Dataset excerpt:
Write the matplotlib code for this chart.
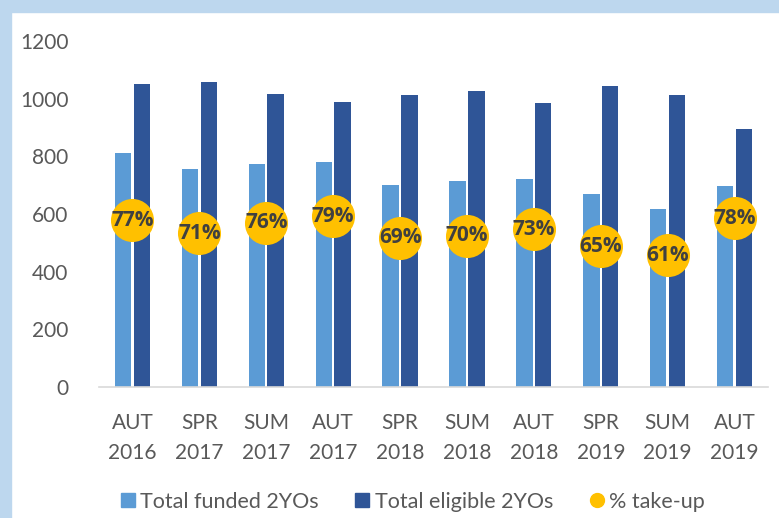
import numpy as np
import matplotlib
matplotlib.use('Agg')
import matplotlib.pyplot as plt
from matplotlib.lines import Line2D
from matplotlib.patches import Rectangle

#%% Data
terms = ['AUT\n2016', 'SPR\n2017', 'SUM\n2017', 'AUT\n2017', 'SPR\n2018',
         'SUM\n2018', 'AUT\n2018', 'SPR\n2019', 'SUM\n2019', 'AUT\n2019']
funded = [810, 755, 772, 779, 702, 713, 723, 671, 616, 696]
eligible = [1052, 1059, 1017, 990, 1014, 1028, 986, 1045, 1014, 896]
takeup = [0.77, 0.71, 0.76, 0.79, 0.69, 0.70, 0.73, 0.65, 0.61, 0.78]

#%% Style
rcParams = matplotlib.rcParams
rcParams['font.family'] = ['Lato', 'DejaVu Sans']
grey = '#595959'
c_funded = '#5B9BD5'
c_elig = '#2F5597'
c_pct = '#FFC000'

fig = plt.figure(figsize=(7.79, 5.18), dpi=100)
fig.patch.set_facecolor('white')
# light blue frame on the top and left edge
fig.patches.append(Rectangle((0, 0), 11/779, 1, transform=fig.transFigure,
                             color='#BDD7EE', zorder=0))
fig.patches.append(Rectangle((0, 1 - 12/518), 1, 12/518, transform=fig.transFigure,
                             color='#BDD7EE', zorder=0))

ax = fig.add_axes([99/779, 131/518, 669/779, 346/518])
x = np.arange(len(terms))
w = 0.245
ax.bar(x - 0.14, funded, w, color=c_funded, zorder=2)
ax.bar(x + 0.14, eligible, w, color=c_elig, zorder=2)
ax.set_xlim(-0.5, len(terms) - 0.5)
ax.set_ylim(0, 1200)
ax.set_yticks(np.arange(0, 1201, 200))
ax.set_xticks(x)
ax.set_xticklabels(terms, linespacing=1.6)
ax.tick_params(length=0, labelsize=15, colors=grey)
ax.tick_params(axis='y', pad=22)
ax.tick_params(axis='x', pad=19)
for s in ['top', 'right', 'left']:
    ax.spines[s].set_visible(False)
ax.spines['bottom'].set_color('#D9D9D9')
ax.spines['bottom'].set_linewidth(1.2)

# take-up on a hidden secondary axis
ax2 = ax.twinx()
ax2.set_ylim(0, 1.6)
ax2.axis('off')
ax2.plot(x, takeup, 'o', ms=31, color=c_pct, mec='none', zorder=3)
for xi, p in zip(x, takeup):
    ax2.text(xi, p, '%d%%' % round(p * 100), ha='center', va='center',
             fontsize=15, fontweight='bold', color='#404040',
             family=['Open Sans', 'DejaVu Sans'], zorder=4)

# legend
handles = [Line2D([], [], marker='s', ls='', ms=10, color=c_funded),
           Line2D([], [], marker='s', ls='', ms=10, color=c_elig),
           Line2D([], [], marker='o', ls='', ms=10, color=c_pct)]
labels = ['Total funded 2YOs', 'Total eligible 2YOs', '% take-up']
fig.legend(handles, labels, loc='center', bbox_to_anchor=(411/779, 16/518),
           ncol=3, frameon=False, fontsize=15.5, labelcolor=grey,
           handletextpad=0.1, columnspacing=1.5, handlelength=1.0,
           borderaxespad=0, borderpad=0)

fig.savefig('out.png', dpi=100)
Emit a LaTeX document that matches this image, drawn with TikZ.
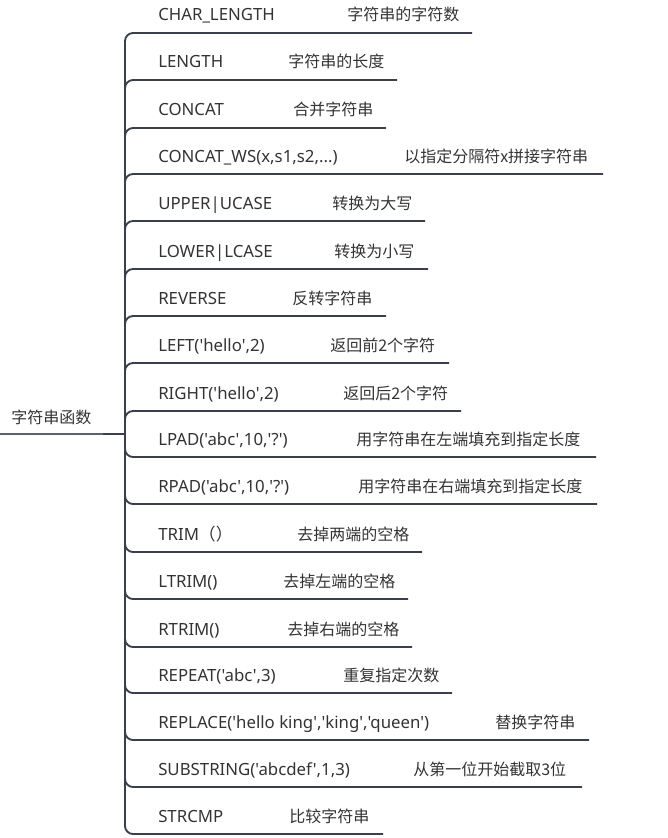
\documentclass[tikz,border=0pt]{standalone}
\usepackage{fontspec}
\setmainfont{Noto Sans}[Ligatures=TeXOff]
\newfontfamily\cjk{Noto Sans CJK SC}
\usepackage{xcolor}
\definecolor{linegray}{HTML}{3B3F4D}
\definecolor{rootgray}{HTML}{5E6270}
\definecolor{textgray}{HTML}{333333}

\begin{document}
\begin{tikzpicture}[x=0.75pt,y=-0.75pt,
        fname/.style={anchor=base west,inner sep=0pt,text=textgray,font=\fontsize{12.6}{14}\selectfont},
        fdesc/.style={fname,font=\cjk\fontsize{12}{14}\selectfont},
        branch/.style={draw=linegray,line width=1.4pt,rounded corners=6pt},
        rootline/.style={draw=rootgray,line width=1pt}]

      \useasboundingbox (0,0) rectangle (667,838);

      % root
      \node[fdesc] (root) at (11,423) {字符串函数};
      \coordinate (rootend)  at (0,434);
      \coordinate (rootknot) at (103,434);
      \coordinate (j)        at (125,434);

      % functions and their meanings
      \node[fname] (f0)  at (158,21)  {CHAR\_LENGTH};
      \node[fdesc] (d0)  at (347,21)  {字符串的字符数};
      \coordinate  (e0)  at (472,33);

      \node[fname] (f1)  at (158,68)  {LENGTH};
      \node[fdesc] (d1)  at (288,68)  {字符串的长度};
      \coordinate  (e1)  at (397,80);

      \node[fname] (f2)  at (158,116) {CONCAT};
      \node[fdesc] (d2)  at (293,116) {合并字符串};
      \coordinate  (e2)  at (386,128);

      \node[fname] (f3)  at (158,162) {CONCAT\_WS(x,s1,s2,...)};
      \node[fdesc] (d3)  at (404,162) {以指定分隔符x拼接字符串};
      \coordinate  (e3)  at (603,174);

      \node[fname] (f4)  at (158,209) {UPPER|UCASE};
      \node[fdesc] (d4)  at (332,209) {转换为大写};
      \coordinate  (e4)  at (425,221);

      \node[fname] (f5)  at (158,257) {LOWER|LCASE};
      \node[fdesc] (d5)  at (334,257) {转换为小写};
      \coordinate  (e5)  at (428,269);

      \node[fname] (f6)  at (158,304) {REVERSE};
      \node[fdesc] (d6)  at (292,304) {反转字符串};
      \coordinate  (e6)  at (386,316);

      \node[fname] (f7)  at (158,351) {LEFT('hello',2)};
      \node[fdesc] (d7)  at (330,351) {返回前2个字符};
      \coordinate  (e7)  at (449,363);

      \node[fname] (f8)  at (158,399) {RIGHT('hello',2)};
      \node[fdesc] (d8)  at (343,399) {返回后2个字符};
      \coordinate  (e8)  at (461,411);

      \node[fname] (f9)  at (158,445) {LPAD('abc',10,'?')};
      \node[fdesc] (d9)  at (356,445) {用字符串在左端填充到指定长度};
      \coordinate  (e9)  at (596,457);

      \node[fname] (f10) at (158,492) {RPAD('abc',10,'?')};
      \node[fdesc] (d10) at (358,492) {用字符串在右端填充到指定长度};
      \coordinate  (e10) at (597,504);

      \node[fname] (f11) at (158,540) {TRIM{\cjk （）}};
      \node[fdesc] (d11) at (297,540) {去掉两端的空格};
      \coordinate  (e11) at (422,552);

      \node[fname] (f12) at (158,587) {LTRIM()};
      \node[fdesc] (d12) at (283,587) {去掉左端的空格};
      \coordinate  (e12) at (408,599);

      \node[fname] (f13) at (158,635) {RTRIM()};
      \node[fdesc] (d13) at (287,635) {去掉右端的空格};
      \coordinate  (e13) at (412,647);

      \node[fname] (f14) at (158,681) {REPEAT('abc',3)};
      \node[fdesc] (d14) at (343,681) {重复指定次数};
      \coordinate  (e14) at (452,693);

      \node[fname] (f15) at (158,728) {REPLACE('hello king','king','queen')};
      \node[fdesc] (d15) at (495,728) {替换字符串};
      \coordinate  (e15) at (589,740);

      \node[fname] (f16) at (158,775) {SUBSTRING('abcdef',1,3)};
      \node[fdesc] (d16) at (413,775) {从第一位开始截取3位};
      \coordinate  (e16) at (582,787);

      \node[fname] (f17) at (158,822) {STRCMP};
      \node[fdesc] (d17) at (289,822) {比较字符串};
      \coordinate  (e17) at (383,834);

      % connectors
      \draw[rootline] (rootend) -- (rootknot);
      \draw[branch,line width=2pt] (rootknot) -- (j);
      \foreach \i in {0,...,17}
        \draw[branch] (j) |- (e\i);
\end{tikzpicture}
\end{document}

* _GIVEN EXERCISE_: Repeat exactly and only the lines from the start of the data above through the line that holds "0.65, 0.61, 0.78]", inclusive. Pictures do not belong in the copy.

* _THE RESULT_:
Write the matplotlib code for this chart.
import numpy as np
import matplotlib
matplotlib.use('Agg')
import matplotlib.pyplot as plt
from matplotlib.lines import Line2D
from matplotlib.patches import Rectangle

#%% Data
terms = ['AUT\n2016', 'SPR\n2017', 'SUM\n2017', 'AUT\n2017', 'SPR\n2018',
         'SUM\n2018', 'AUT\n2018', 'SPR\n2019', 'SUM\n2019', 'AUT\n2019']
funded = [810, 755, 772, 779, 702, 713, 723, 671, 616, 696]
eligible = [1052, 1059, 1017, 990, 1014, 1028, 986, 1045, 1014, 896]
takeup = [0.77, 0.71, 0.76, 0.79, 0.69, 0.70, 0.73, 0.65, 0.61, 0.78]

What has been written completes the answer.